Let me ask you a question. How do you suppose you’d feel if you offered several suggestions to your supervisor, only to have every one of them rejected?

It’s a rhetorical question. We all know it doesn’t feel good.

So—how do we lead our teams, and even more so, our students, to remain motivated even when some of their ideas are…well…somewhat useless?

Students today have grown up in a world where adults (especially parents) have empowered them to feel special and smart. In fact, we gave them a trophy for it. Too often, however, when we lead them, we’re the first person to be honest with them. Their ideas may not be that amazing. Sadly, however, when we reject them, many start interpreting their opinions as not being valued or wanted—and eventually they stop offering them.

Morale can drop, passion can wane and soon they can stop trying.

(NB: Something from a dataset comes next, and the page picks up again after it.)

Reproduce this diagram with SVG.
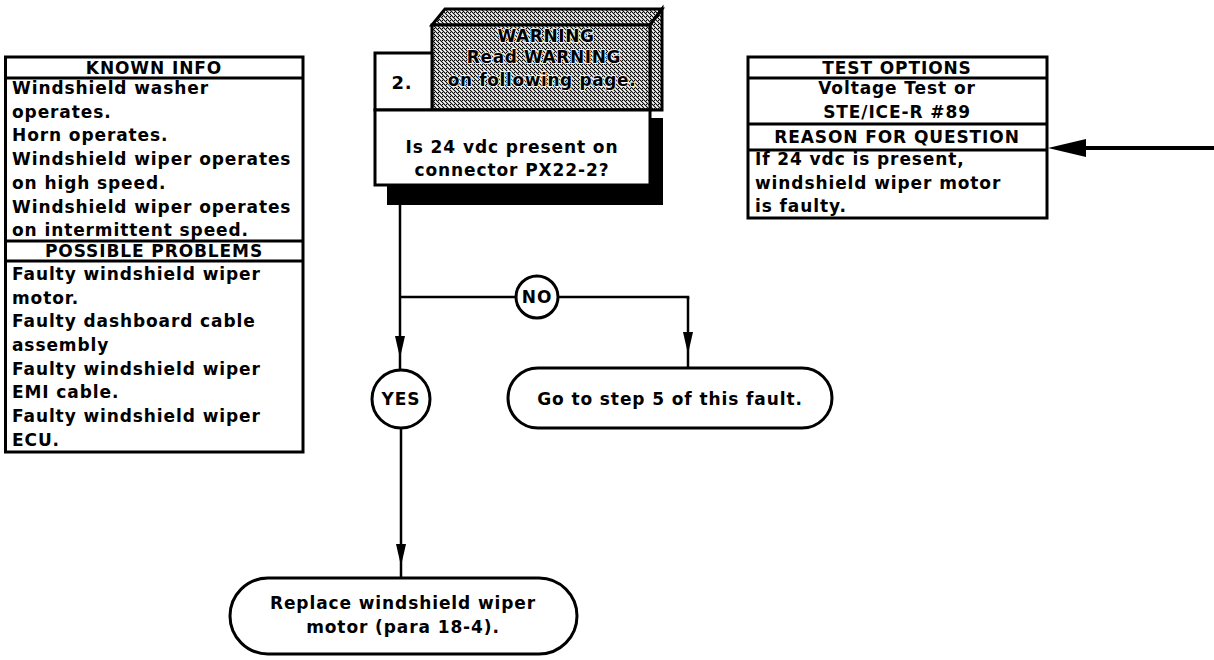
<svg xmlns="http://www.w3.org/2000/svg" width="1214" height="660" viewBox="0 0 1214 660">
  <style>
    .t { font-family: "DejaVu Sans", "Liberation Sans", sans-serif; font-weight: bold; font-size: 17px; fill: #000; letter-spacing: 0.9px; }
    .c { text-anchor: middle; }
    .box { fill: #fff; stroke: #000; stroke-width: 3; }
    .rule { stroke: #000; stroke-width: 3; }
    .wire { fill: none; stroke: #000; stroke-width: 2.5; }
    .warn { font-family: "DejaVu Sans", "Liberation Sans", sans-serif; font-weight: bold; font-size: 17px; fill: #000; stroke: #fff; stroke-width: 1.5px; paint-order: stroke; letter-spacing: 0.6px; text-anchor: middle; }
  </style>
  <defs>
    <pattern id="hatch" width="4" height="4" patternUnits="userSpaceOnUse">
      <rect width="4" height="4" fill="#fff"/>
      <path d="M-1,-1 L5,5 M-1,3 L1,5 M3,-1 L5,1" stroke="#000" stroke-width="1.1"/>
      <rect x="2" y="0" width="1" height="1" fill="#000"/>
    </pattern>
    <marker id="arr" markerUnits="userSpaceOnUse" markerWidth="30" markerHeight="14" viewBox="-24 -7 26 14" refX="0" refY="0" orient="auto">
      <path d="M0,0 L-22,-5 L-22,5 Z" fill="#000"/>
    </marker>
  </defs>

  <!-- KNOWN INFO / POSSIBLE PROBLEMS panel -->
  <g id="known-info">
    <rect class="box" x="5.5" y="57" width="297.5" height="395"/>
    <line class="rule" x1="5.5" y1="78" x2="303" y2="78"/>
    <line class="rule" x1="5.5" y1="241" x2="303" y2="241"/>
    <line class="rule" x1="5.5" y1="261" x2="303" y2="261"/>
    <text class="t c" x="154" y="74">KNOWN INFO</text>
    <text class="t" x="12" y="94">Windshield washer</text>
    <text class="t" x="12" y="118">operates.</text>
    <text class="t" x="12" y="141">Horn operates.</text>
    <text class="t" x="12" y="165">Windshield wiper operates</text>
    <text class="t" x="12" y="189">on high speed.</text>
    <text class="t" x="12" y="213">Windshield wiper operates</text>
    <text class="t" x="12" y="236">on intermittent speed.</text>
    <text class="t c" x="154" y="257">POSSIBLE PROBLEMS</text>
    <text class="t" x="12" y="280">Faulty windshield wiper</text>
    <text class="t" x="12" y="304">motor.</text>
    <text class="t" x="12" y="327">Faulty dashboard cable</text>
    <text class="t" x="12" y="351">assembly</text>
    <text class="t" x="12" y="375">Faulty windshield wiper</text>
    <text class="t" x="12" y="398">EMI cable.</text>
    <text class="t" x="12" y="422">Faulty windshield wiper</text>
    <text class="t" x="12" y="446">ECU.</text>
  </g>

  <!-- TEST OPTIONS / REASON FOR QUESTION panel -->
  <g id="test-options">
    <rect class="box" x="748" y="57" width="299" height="161"/>
    <line class="rule" x1="748" y1="78" x2="1047" y2="78"/>
    <line class="rule" x1="748" y1="124" x2="1047" y2="124"/>
    <line class="rule" x1="748" y1="150" x2="1047" y2="150"/>
    <text class="t c" x="897" y="74">TEST OPTIONS</text>
    <text class="t c" x="897" y="94">Voltage Test or</text>
    <text class="t c" x="897" y="118">STE/ICE-R #89</text>
    <text class="t c" x="897" y="143">REASON FOR QUESTION</text>
    <text class="t" x="755" y="165">If 24 vdc is present,</text>
    <text class="t" x="755" y="189">windshield wiper motor</text>
    <text class="t" x="755" y="212">is faulty.</text>
  </g>

  <!-- Step 2 question block with warning flag -->
  <g id="step-2">
    <rect x="387" y="118" width="276" height="87" fill="#000"/>
    <polygon points="432,25 445,9 662,9 650,25" fill="url(#hatch)" stroke="#000" stroke-width="3"/>
    <polygon points="650,25 662,9 662,110 650,110" fill="url(#hatch)" stroke="#000" stroke-width="3"/>
    <rect x="432" y="25" width="218" height="85" fill="url(#hatch)" stroke="#000" stroke-width="3"/>
    <text class="warn" x="546" y="42">WARNING</text>
    <text class="warn" x="544" y="63">Read WARNING</text>
    <text class="warn" x="542" y="86">on following page.</text>
    <rect class="box" x="375" y="53" width="57" height="57"/>
    <text class="t c" x="402" y="89" style="font-size:18px">2.</text>
    <rect class="box" x="375" y="110" width="275" height="75"/>
    <text class="t c" x="512" y="153">Is 24 vdc present on</text>
    <text class="t c" x="512" y="176">connector PX22-2?</text>
  </g>

  <g id="no">
    <circle class="box" cx="537" cy="297" r="21"/>
    <text class="t c" x="537" y="303">NO</text>
  </g>

  <g id="yes">
    <circle class="box" cx="401" cy="399" r="29"/>
    <text class="t c" x="401" y="405">YES</text>
  </g>

  <g id="goto-step-5">
    <rect class="box" x="508" y="368" width="324" height="60" rx="30"/>
    <text class="t c" x="670" y="405">Go to step 5 of this fault.</text>
  </g>

  <g id="replace-motor">
    <rect class="box" x="230" y="578" width="347" height="76" rx="38"/>
    <text class="t c" x="403" y="609">Replace windshield wiper</text>
    <text class="t c" x="403" y="633">motor (para 18-4).</text>
  </g>

  <!-- connectors -->
  <g id="connectors">
    <path class="wire" d="M400,205 V358 L400,370" marker-mid="url(#arr)"/>
    <path class="wire" d="M400,297 H516"/>
    <path class="wire" d="M558,297 H688 V299"/>
    <path class="wire" d="M688,297 V354 L688,368" marker-mid="url(#arr)"/>
    <path class="wire" d="M401,428 V566 L401,578" marker-mid="url(#arr)"/>
    <path d="M1214,148 H1080" stroke="#000" stroke-width="4" fill="none"/>
    <polygon points="1048,148 1086,139 1086,157" fill="#000"/>
  </g>
</svg>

How to Say “No” But Not Say “Quit”

This scenario happens in school classrooms, on athletic fields or courts, in workplaces and at home. We, as adults, must learn to balance the encouragement of ideas with reality. Is there a way to turn them down, but not reduce their motivation to keep trying? Although it’s not possible to welcome all ideas from our team, I’ve learned some tips on how to say “no” without lowering their morale.

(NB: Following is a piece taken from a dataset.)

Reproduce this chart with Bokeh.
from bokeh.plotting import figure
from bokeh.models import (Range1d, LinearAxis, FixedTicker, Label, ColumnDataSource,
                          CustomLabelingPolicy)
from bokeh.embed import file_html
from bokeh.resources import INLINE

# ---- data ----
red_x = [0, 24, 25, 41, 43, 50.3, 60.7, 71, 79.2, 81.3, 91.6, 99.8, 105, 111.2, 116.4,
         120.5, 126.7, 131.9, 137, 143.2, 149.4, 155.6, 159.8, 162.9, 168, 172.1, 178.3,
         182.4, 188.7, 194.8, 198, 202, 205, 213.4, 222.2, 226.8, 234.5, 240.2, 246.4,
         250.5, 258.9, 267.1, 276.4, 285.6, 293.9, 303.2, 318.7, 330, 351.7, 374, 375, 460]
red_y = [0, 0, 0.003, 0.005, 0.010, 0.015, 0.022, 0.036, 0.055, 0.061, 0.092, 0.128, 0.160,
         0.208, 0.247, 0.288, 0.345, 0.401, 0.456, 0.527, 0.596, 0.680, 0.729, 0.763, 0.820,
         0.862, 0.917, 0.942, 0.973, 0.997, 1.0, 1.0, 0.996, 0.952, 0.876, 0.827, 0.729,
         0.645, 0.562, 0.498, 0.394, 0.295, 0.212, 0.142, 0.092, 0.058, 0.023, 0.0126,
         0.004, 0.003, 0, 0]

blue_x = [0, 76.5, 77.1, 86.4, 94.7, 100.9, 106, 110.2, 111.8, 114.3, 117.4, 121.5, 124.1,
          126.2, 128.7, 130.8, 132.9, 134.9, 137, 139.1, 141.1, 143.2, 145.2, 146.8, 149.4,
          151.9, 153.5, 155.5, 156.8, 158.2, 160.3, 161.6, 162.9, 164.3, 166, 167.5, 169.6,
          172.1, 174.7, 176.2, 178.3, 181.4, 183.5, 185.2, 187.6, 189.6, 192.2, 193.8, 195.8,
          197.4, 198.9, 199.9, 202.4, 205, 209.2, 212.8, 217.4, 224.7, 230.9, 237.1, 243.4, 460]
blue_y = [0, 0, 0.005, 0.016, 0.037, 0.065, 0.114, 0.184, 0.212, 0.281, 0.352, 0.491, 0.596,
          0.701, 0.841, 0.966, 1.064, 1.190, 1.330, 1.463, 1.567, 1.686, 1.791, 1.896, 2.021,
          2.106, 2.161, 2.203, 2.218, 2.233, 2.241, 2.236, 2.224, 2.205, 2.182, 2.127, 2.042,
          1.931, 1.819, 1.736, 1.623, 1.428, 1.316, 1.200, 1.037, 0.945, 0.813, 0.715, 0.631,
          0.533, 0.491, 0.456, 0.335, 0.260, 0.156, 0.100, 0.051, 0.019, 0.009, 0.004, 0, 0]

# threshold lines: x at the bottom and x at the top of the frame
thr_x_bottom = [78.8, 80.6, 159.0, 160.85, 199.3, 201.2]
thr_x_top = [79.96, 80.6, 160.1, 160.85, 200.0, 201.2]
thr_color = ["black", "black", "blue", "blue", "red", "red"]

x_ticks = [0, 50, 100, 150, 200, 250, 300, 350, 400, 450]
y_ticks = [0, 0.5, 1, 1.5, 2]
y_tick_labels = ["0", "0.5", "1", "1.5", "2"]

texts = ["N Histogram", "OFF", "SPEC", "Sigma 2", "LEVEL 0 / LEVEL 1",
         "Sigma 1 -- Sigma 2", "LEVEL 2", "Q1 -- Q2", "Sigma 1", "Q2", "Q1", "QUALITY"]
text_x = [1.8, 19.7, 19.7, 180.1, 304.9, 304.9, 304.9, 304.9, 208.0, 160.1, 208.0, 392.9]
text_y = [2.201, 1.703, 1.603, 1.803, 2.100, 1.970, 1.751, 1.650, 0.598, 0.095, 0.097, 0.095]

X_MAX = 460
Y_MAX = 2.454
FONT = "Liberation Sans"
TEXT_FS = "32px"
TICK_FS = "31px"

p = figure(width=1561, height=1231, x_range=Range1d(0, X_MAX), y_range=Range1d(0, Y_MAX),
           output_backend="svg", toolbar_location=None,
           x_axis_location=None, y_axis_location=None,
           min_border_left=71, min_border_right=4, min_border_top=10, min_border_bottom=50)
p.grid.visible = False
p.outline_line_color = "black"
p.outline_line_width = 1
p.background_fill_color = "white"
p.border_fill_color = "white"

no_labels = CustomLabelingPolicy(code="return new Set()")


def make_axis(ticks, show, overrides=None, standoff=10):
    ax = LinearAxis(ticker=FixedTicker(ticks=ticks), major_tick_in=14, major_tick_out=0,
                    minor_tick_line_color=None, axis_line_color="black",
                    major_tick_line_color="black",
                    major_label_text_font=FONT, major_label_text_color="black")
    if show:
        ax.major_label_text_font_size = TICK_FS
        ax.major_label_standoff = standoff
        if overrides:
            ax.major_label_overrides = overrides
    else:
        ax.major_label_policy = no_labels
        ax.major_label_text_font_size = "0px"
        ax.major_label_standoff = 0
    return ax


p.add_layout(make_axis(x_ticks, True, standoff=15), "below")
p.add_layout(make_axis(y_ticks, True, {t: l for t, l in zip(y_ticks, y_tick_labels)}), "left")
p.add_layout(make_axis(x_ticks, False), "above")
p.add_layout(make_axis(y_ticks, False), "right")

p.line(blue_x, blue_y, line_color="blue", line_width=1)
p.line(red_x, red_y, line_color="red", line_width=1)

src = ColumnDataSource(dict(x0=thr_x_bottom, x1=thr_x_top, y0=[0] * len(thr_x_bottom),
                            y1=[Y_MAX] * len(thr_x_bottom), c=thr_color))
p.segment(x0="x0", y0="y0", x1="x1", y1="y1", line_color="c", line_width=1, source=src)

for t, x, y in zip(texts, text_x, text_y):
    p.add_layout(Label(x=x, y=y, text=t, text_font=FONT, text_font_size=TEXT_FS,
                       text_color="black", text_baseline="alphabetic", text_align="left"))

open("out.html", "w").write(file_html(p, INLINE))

1. Let your door communicate when you’re open for ideas.

For decades, college professors kept “office hours.” During those hours, they’d often keep their door open. It was a visual aid that said: “It’s OK to come in and talk.” If the door was shut, students knew someone else was already there. This way they can see that you’re listening to people. Like the door, their mind stays open.

2. Offer an explanation.

You are busy, and when team members or students offer an unhelpful or even bad idea, a simple “no” can be misinterpreted. When possible, explain what their idea lacks to reach the goal. Perhaps they can improve it. People always fair better when they understand the “why” behind your decisions. They realize you’re not merely blowing them off.

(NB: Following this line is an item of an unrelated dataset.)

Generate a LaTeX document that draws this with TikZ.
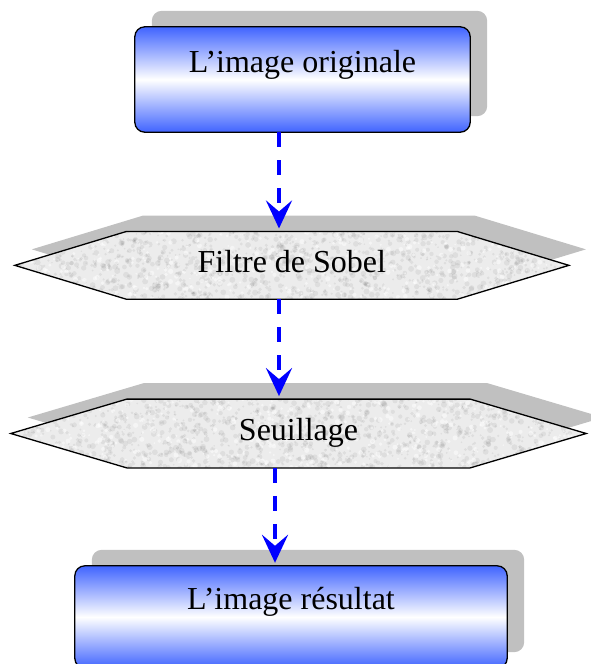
\documentclass[tikz,border=0pt]{standalone}
\usepackage{fontspec}
\setmainfont{Liberation Serif}
\usetikzlibrary{arrows.meta,calc}
\definecolor{boxblue}{RGB}{64,100,255}
\definecolor{shadowgray}{RGB}{192,192,192}
\definecolor{granite}{RGB}{236,236,236}
\definecolor{flowblue}{RGB}{0,0,255}
\pgfdeclarelayer{background}
\pgfsetlayers{background,main}

% hexagon outline around a rectangular node: #1 node, #2 point depth, #3 offset
\newcommand\hexoutline[3]{([shift={#3}]#1.west)
  -- ([shift={#3},xshift=#2]#1.north west)
  -- ([shift={#3},xshift=-#2]#1.north east)
  -- ([shift={#3}]#1.east)
  -- ([shift={#3},xshift=-#2]#1.south east)
  -- ([shift={#3},xshift=#2]#1.south west) -- cycle}

% granite-like speckle inside a hexagon: #1 node, #2 point depth
\newcommand\granitefill[2]{%
  \fill[granite] \hexoutline{#1}{#2}{(0,0)};
  \begin{scope}
    \clip \hexoutline{#1}{#2}{(0,0)};
    \foreach \k in {1,...,1400}{%
      \pgfmathsetmacro\gx{(rnd-0.5)*590}%
      \pgfmathsetmacro\gy{(rnd-0.5)*72}%
      \pgfmathsetmacro\gr{0.8+2.2*rnd}%
      \fill[black, opacity=0.06] ([xshift=\gx pt, yshift=\gy pt]#1.center) circle (\gr);
    }
    \foreach \k in {1,...,500}{%
      \pgfmathsetmacro\gx{(rnd-0.5)*590}%
      \pgfmathsetmacro\gy{(rnd-0.5)*72}%
      \pgfmathsetmacro\gr{0.8+1.8*rnd}%
      \fill[white, opacity=0.5] ([xshift=\gx pt, yshift=\gy pt]#1.center) circle (\gr);
    }
  \end{scope}
  \draw[outline] \hexoutline{#1}{#2}{(0,0)};
}

\begin{document}
\begin{tikzpicture}[x=1pt,y=-1pt,
  every node/.style={font=\fontsize{32}{38}\selectfont, inner sep=0pt},
  boxnode/.style={rectangle, text height=22pt, text depth=37pt},
  hexnode/.style={rectangle, text height=22pt, text depth=8pt},
  outline/.style={draw=black, line width=1.3pt},
  flow/.style={draw=flowblue, line width=4pt, dash pattern=on 15pt off 13pt,
    -{Stealth[length=28pt,width=26pt,inset=11pt]}, shorten >=3pt}]
\useasboundingbox (0,0) rectangle (591,664);
\pgfmathsetseed{4217}

% process steps
\node[boxnode, minimum width=335pt, minimum height=105pt] (orig) at (302.5,79.5) {L’image originale};
\node[hexnode, minimum width=553.7pt, minimum height=67.3pt] (sobel) at (291.85,265.35) {Filtre de Sobel};
\node[hexnode, minimum width=575pt, minimum height=68.4pt] (seuil) at (298.5,433.5) {Seuillage};
\node[boxnode, minimum width=432pt, minimum height=102pt] (result) at (291,617) {L’image résultat};

\begin{pgfonlayer}{background}
  % drop shadows
  \fill[shadowgray, rounded corners=10pt] ([shift={(17,-16)}]orig.south west) rectangle ([shift={(17,-16)}]orig.north east);
  \fill[shadowgray] \hexoutline{sobel}{111.5pt}{(17,-16)};
  \fill[shadowgray] \hexoutline{seuil}{116pt}{(17,-16)};
  \fill[shadowgray, rounded corners=10pt] ([shift={(17,-16)}]result.south west) rectangle ([shift={(17,-16)}]result.north east);
  % shapes
  \shadedraw[outline, rounded corners=10pt, top color=boxblue, bottom color=boxblue, middle color=white]
    (orig.south west) rectangle (orig.north east);
  \granitefill{sobel}{111.5pt}
  \granitefill{seuil}{116pt}
  \shadedraw[outline, rounded corners=10pt, top color=boxblue, bottom color=boxblue, middle color=white]
    (result.south west) rectangle (result.north east);
\end{pgfonlayer}

% connectors
\coordinate (lane) at (279,0);
\coordinate (lanelow) at (275,0);
\draw[flow] (orig.south -| lane) -- (sobel.north -| lane);
\draw[flow] (sobel.south -| lane) -- (seuil.north -| lane);
\draw[flow] (seuil.south -| lanelow) -- (result.north -| lanelow);
\end{tikzpicture}
\end{document}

3. Ask for an alternate idea.

This will go a long way. If you reject their current idea, but ask them to bring a different one that meets important criteria, you communicate you value them and their thoughts. By giving them tracks or boundaries to follow, then asking them to try again, you motivate rather than de-motivate them.

4. Say “yes” to part of their suggestion.

Finally, what if you considered accepting their idea in part. Can you see how a portion of their solution might work? Especially, if you’ve said “no” several times, hearing at least a partial “yes” can go a long way. You don’t need to die on every hill and perhaps you can throw them a bone by accepting some of what they’ve said.

You Can Use All Four Ideas

A few years ago, I had a student intern who was constantly poking his head in my office and offering suggestions. Part of me loved his creativity, but I’ve since learned he felt he had to prove himself by inserting his thoughts in every meeting. He wasn’t a bad young team member, it’s just that some of his ideas were useless. At the same time, I knew that he was a bit fragile emotionally. I was in a quandary.

So, what did I do?

I ended up using all four of these ideas above. When my door was open, he entered with an idea. I paused and took the time to thank him for his effort, but explained what the idea lacked to help us make progress on a project. Then, I asked him to try again and come back with some improved solutions. You would have thought I just gave him an award. Then, just to prove I valued him, I said, “But I like part of your idea and think I may just apply that part right now—and I look forward to seeing how you tweak the rest of it. This may just help us hit the target.”

I think my “no” actually made his day.